The Nvidia Control Panel Parallel
This isn't an isolated case. If you've been following the recent news about Nvidia killing their Windows XP-era Control Panel after roughly twenty years of dedicated service, you've seen the same pattern play out on the graphics side. The old Control Panel — that sprawling, multi-page settings interface with its suspiciously fixed pixel dimensions optimized for 1024×768 displays — was dog slow. Ten-plus seconds to launch. Pages that flickered and stuttered when you scrolled. A layout that hadn't been touched since CRT monitors were standard issue.
And yet Nvidia kept it around. Not because it was good — by all accounts, the legacy Control Panel was clunky and frustrating — but because removing it would have alienated a vocal minority of power users who had built workflows around its specific quirks. People who knew exactly which menu hid the custom resolution settings. Who had scripts that parsed its configuration files. Who simply couldn't be bothered to relearn where the FPS limiter lived in the new app.
Microsoft faces the exact same calculus with Windows UI. The static IP dialog is their Nvidia Control Panel — a slightly less controversial example, but the principle is identical. You don't rip out something that works, even if it looks like it was designed by someone who'd never seen a high-DPI display, because the cost of replacement exceeds the cost of neglect.
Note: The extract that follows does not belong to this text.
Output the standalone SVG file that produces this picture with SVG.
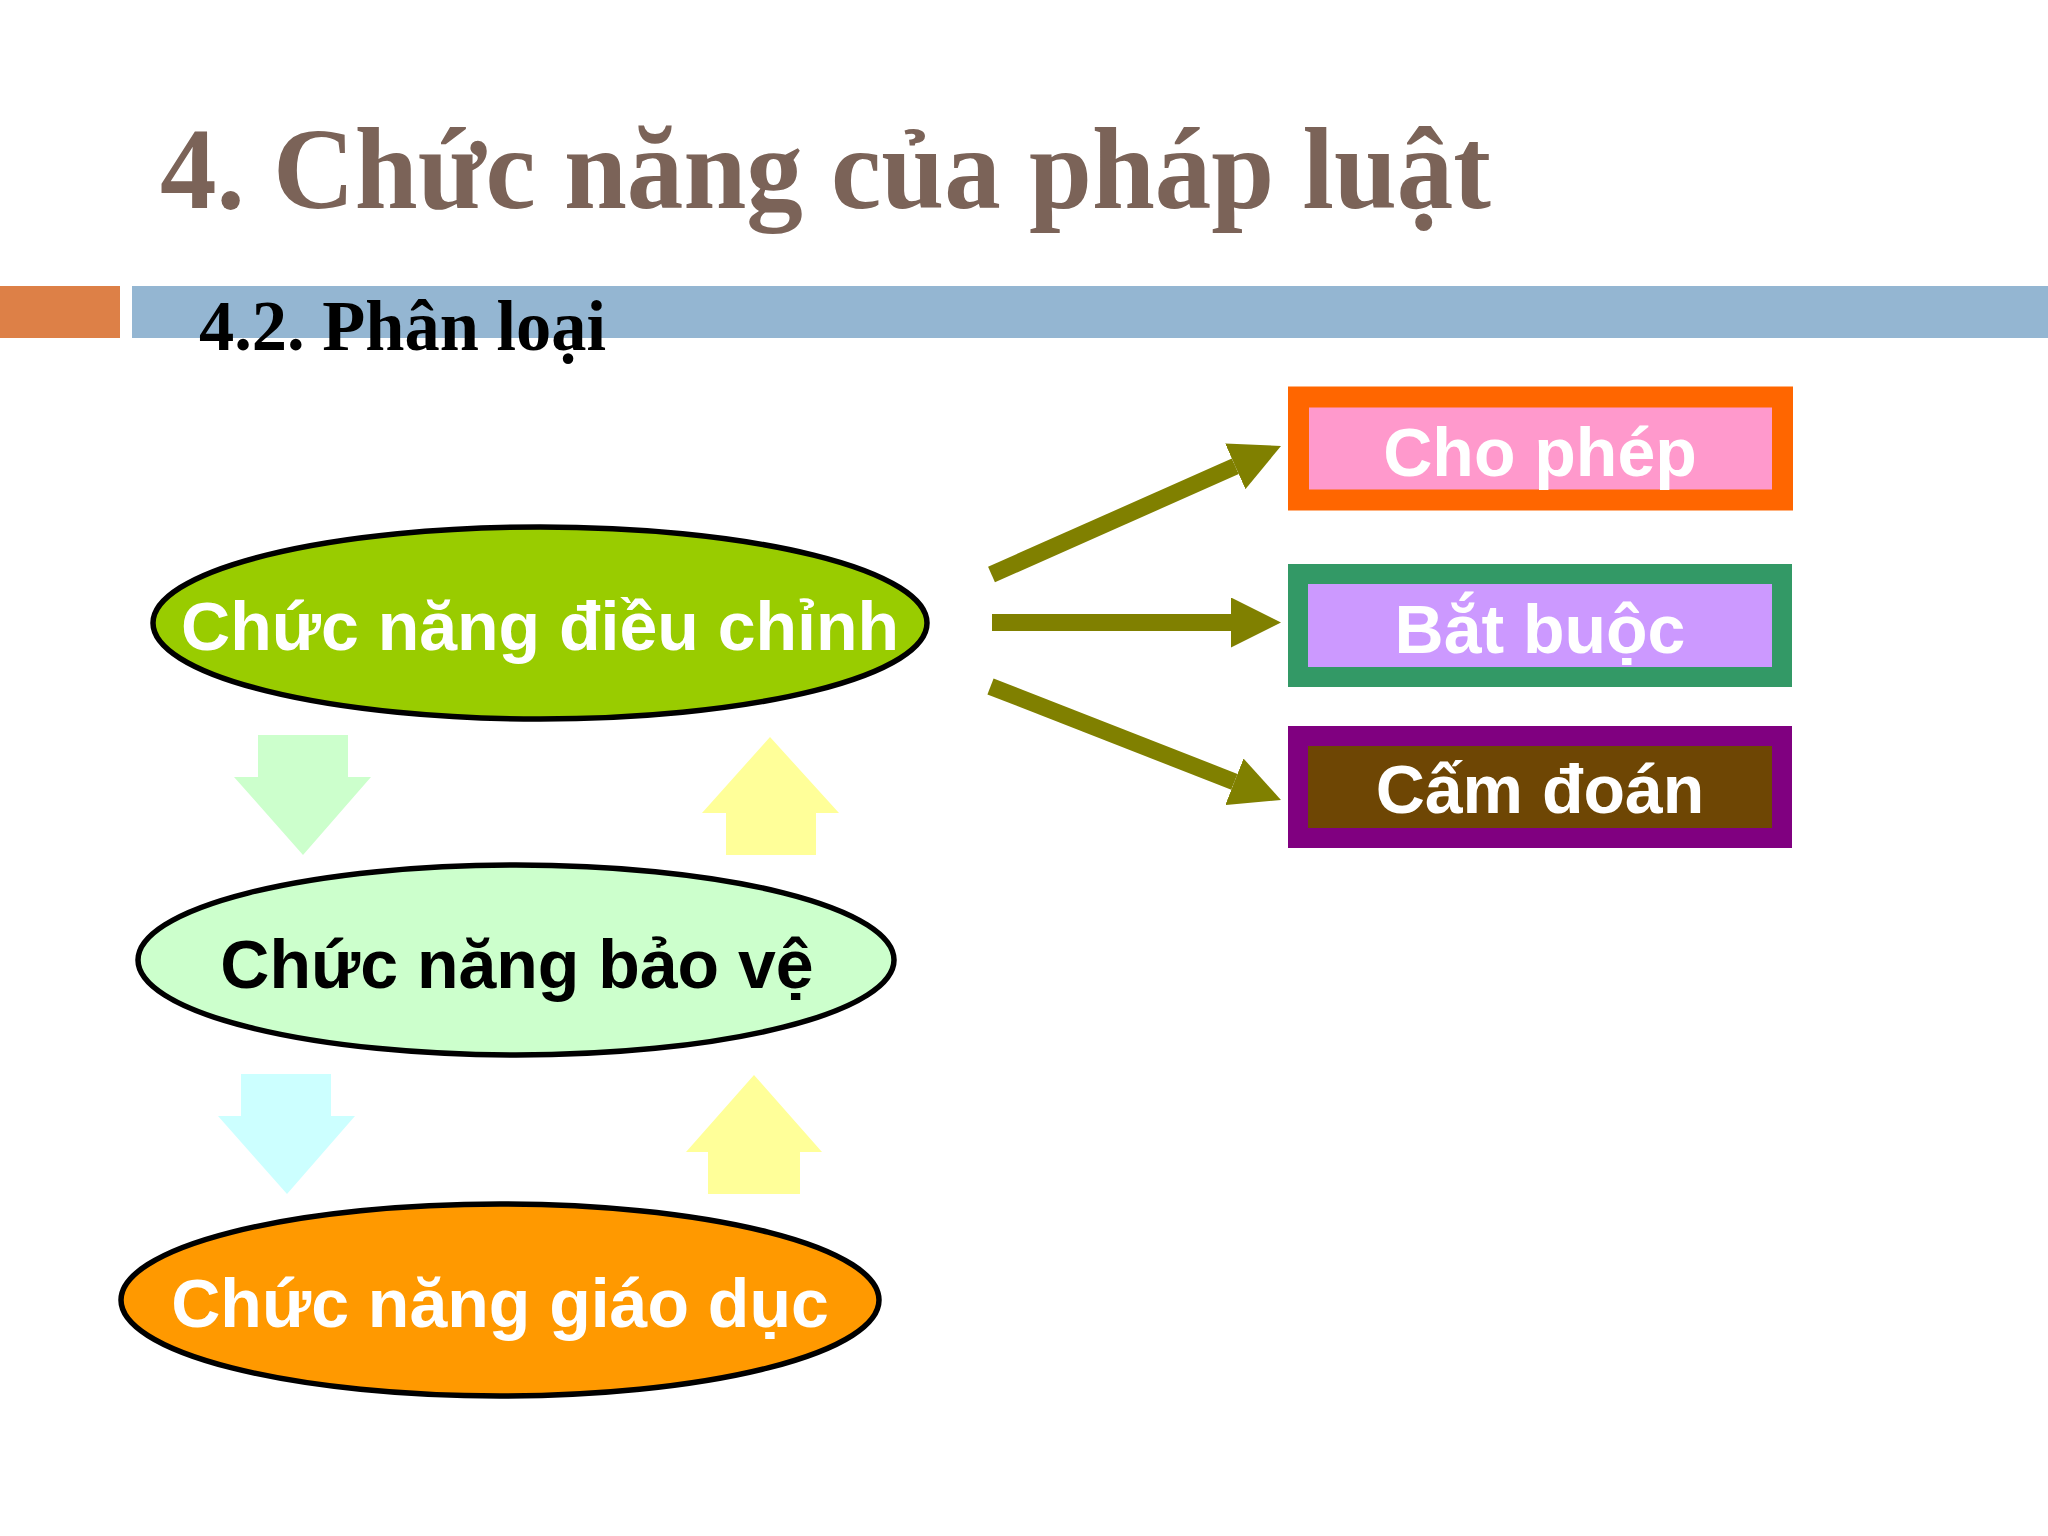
<svg xmlns="http://www.w3.org/2000/svg" width="2048" height="1536" viewBox="0 0 2048 1536">
<style>
.title{font-family:"Liberation Serif","Times New Roman",serif;font-weight:bold;}
.lbl{font-family:"Liberation Sans",Arial,sans-serif;font-weight:bold;font-size:68px;text-anchor:middle;}
.ell{stroke:#000;stroke-width:5.5;}
.conn{stroke:#808000;stroke-width:17;fill:none;marker-end:url(#head);}
</style>
<defs>
<marker id="head" markerUnits="userSpaceOnUse" markerWidth="50" markerHeight="50" refX="0" refY="25" orient="auto" viewBox="0 0 50 50">
<path d="M0,0 L50,25 L0,50 z" fill="#808000"/>
</marker>
</defs>
<rect x="0" y="0" width="2048" height="1536" fill="#FFFFFF"/>
<text class="title" x="160" y="208" font-size="116" fill="#7B6358" textLength="1331" lengthAdjust="spacingAndGlyphs">4. Chức năng của pháp luật</text>
<rect x="0" y="286" width="120" height="52" fill="#DD8047"/>
<rect x="132" y="286" width="1916" height="52" fill="#94B6D2"/>
<text class="title" x="199" y="350" font-size="72" fill="#000" textLength="407" lengthAdjust="spacingAndGlyphs">4.2. Phân loại</text>

<g id="arrow-down-1"><polygon points="258,735 348,735 348,777 371,777 303,855 234,777 258,777" fill="#CCFFCC"/></g>
<g id="arrow-up-1"><polygon points="770,737 839,813 816,813 816,855 726,855 726,813 702,813" fill="#FFFF99"/></g>
<g id="arrow-down-2"><polygon points="241,1074 331,1074 331,1116 355,1116 287,1194 218,1116 241,1116" fill="#CCFFFF"/></g>
<g id="arrow-up-2"><polygon points="754,1075 822,1152 800,1152 800,1194 708,1194 708,1152 686,1152" fill="#FFFF99"/></g>

<g id="node-dieu-chinh">
<ellipse class="ell" cx="540" cy="623" rx="387" ry="96" fill="#99CC00"/>
<text class="lbl" x="540" y="650" fill="#FFFFFF">Chức năng điều chỉnh</text>
</g>
<g id="node-bao-ve">
<ellipse class="ell" cx="516" cy="960" rx="378" ry="95" fill="#CCFFCC"/>
<text class="lbl" x="517" y="988" fill="#000000">Chức năng bảo vệ</text>
</g>
<g id="node-giao-duc">
<ellipse class="ell" cx="500" cy="1300" rx="379" ry="96" fill="#FF9900"/>
<text class="lbl" x="500" y="1327" fill="#FFFFFF">Chức năng giáo dục</text>
</g>

<g id="node-cho-phep">
<rect x="1298.5" y="397" width="484" height="103" fill="#FF99CC" stroke="#FF6600" stroke-width="21"/>
<text class="lbl" x="1540" y="476" fill="#FFFFFF">Cho phép</text>
</g>
<g id="node-bat-buoc">
<rect x="1298" y="574" width="484" height="103" fill="#CC99FF" stroke="#339966" stroke-width="20"/>
<text class="lbl" x="1540" y="653" fill="#FFFFFF">Bắt buộc</text>
</g>
<g id="node-cam-doan">
<rect x="1298" y="736" width="484" height="102" fill="#6E4604" stroke="#800080" stroke-width="20"/>
<text class="lbl" x="1540" y="813" fill="#FFFFFF">Cấm đoán</text>
</g>

<g id="connectors">
<line class="conn" x1="991.5" y1="574.5" x2="1235.3" y2="466.3"/>
<line class="conn" x1="992" y1="622.5" x2="1231" y2="622.5"/>
<line class="conn" x1="990.5" y1="686.5" x2="1234.4" y2="781.8"/>
</g>
</svg>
The Backward Compatibility Contract
What makes Windows special — what made it dominant for three decades, anyway — is the backward compatibility contract. Microsoft has always promised, implicitly if not explicitly, that software and interfaces you learned on Version N will still work on Version N+28. Not perfectly. Not beautifully. But they'll be there.
This is the same reason you can still boot Windows Me on a gaming rig if you really want to. Same reason ndxdiag.exe still exists somewhere deep in the system folder, a legacy console tool from the DirectX 8 era that nobody under thirty has ever heard of. Same reason the Start menu still has that basic structure even though everyone uses search now.
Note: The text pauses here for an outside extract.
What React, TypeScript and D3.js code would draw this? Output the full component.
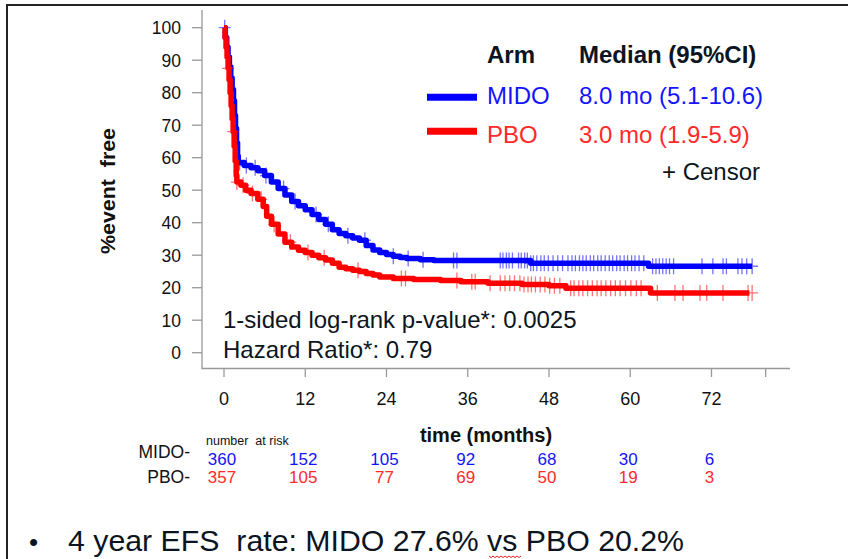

The static IP dialog is a small part of that contract. It's a promise that says: if you learned networking on Windows 98, you'll never lose those skills. The fields will be in the same place. The radio buttons will have the same labels. The "Advanced" button will open a dialog with the same tab structure, complete with the WINS configuration section that hasn't been relevant since NetBIOS went into retirement mode.
Apple could learn from this, though they'd never do it. Microsoft's entire business model depends on enterprises that run the same workflows across twenty years of OS upgrades. Every time Microsoft breaks a dialog, they break a workflow. Every broken workflow is a support call. Every support call is a dollar lost.
What Actually Changed Under the Hood
Here's where it gets interesting, and where most people miss the point entirely. The dialog hasn't changed, but what happens when you click OK has evolved considerably.
In Windows 98, setting a static IP meant the TCP/IP stack — the original Microsoft implementation, derived from a BSD codebase — read those values directly and configured the NDIS driver. In Windows 11, that same dialog feeds into the Modern Network Stack, which sits on top of the Windows Filtering Platform and the new TCP/IP stack that Microsoft rewrote from scratch for Windows Vista but kept refining through every release since.
The values are the same. The math hasn't changed — an IP address is still a 32-bit number divided into network and host portions by that subnet mask. But the path from your keystrokes to actual network configuration runs through layers of abstraction that didn't exist when the dialog was designed. There's a whole ecosystem of network virtualization, software-defined networking, and hyper-converged infrastructure sitting between that dialog box and the physical NIC.
It's like driving a car where the steering wheel looks exactly like the one from 1965, but under the hood you've got hybrid engines and autonomous emergency braking. The interface is a time capsule. The system behind it is cutting-edge.
The Users Who Notice
Most people will never open that dialog. They'll stay on DHCP for the rest of their computing lives, and there's nothing wrong with that. But for the subset of users who do configure static IPs regularly — home lab enthusiasts, network administrators, developers running local services, anyone who's set up a printer with a reserved address — that dialog is a constant. It shows up again and again, across every Windows version, through every hardware change.
And that's where the uncanny valley hits. You upgrade to a new Windows version with a completely redesigned Settings app — beautiful Fluent Design, smooth animations, search-first navigation. Everything looks modern. Everything feels current. And then you dig into the network adapter properties and there it is: the same gray dialog box, the same system fonts, the same button spacing from 1998. It's like walking into a sleek new airport terminal and finding the baggage claim in a room that looks like it was last renovated during the Clinton administration.
It's jarring. It's anachronistic. And it's deliberate.
The Uncomfortable Truth About Legacy UI
Here's what I actually think about all this, and it might make you uncomfortable if you're the type who believes software interfaces should evolve with the times:
Most UI redesigns are worse than the originals. Not all of them — some are genuinely better. But most? Most are redesigns for the sake of looking modern without actually improving usability. Microsoft has learned this the hard way, which is why they're so cautious about changing things that work. The static IP dialog survives not because it's good design, but because it's known design. Every Windows user who's ever configured a network address knows exactly what to do with it. Change the interface and you change the cognitive load.
The Nvidia Control Panel story illustrates this perfectly. Power users fought the replacement not because the new app was worse — by many metrics, it's faster and cleaner — but because they'd invested time in learning the old one. That investment creates inertia. That inertia is a feature, not a bug, from Microsoft's perspective.
The static IP dialog will probably survive another twenty years. Not because it deserves to, but because the people who need it know exactly where to find it, and Microsoft has no incentive to disrupt that arrangement. The dialog is a small thing. But it's a window — pun absolutely intended — into how Microsoft thinks about change, and the answer is always the same: unless something is actively broken, leave it alone.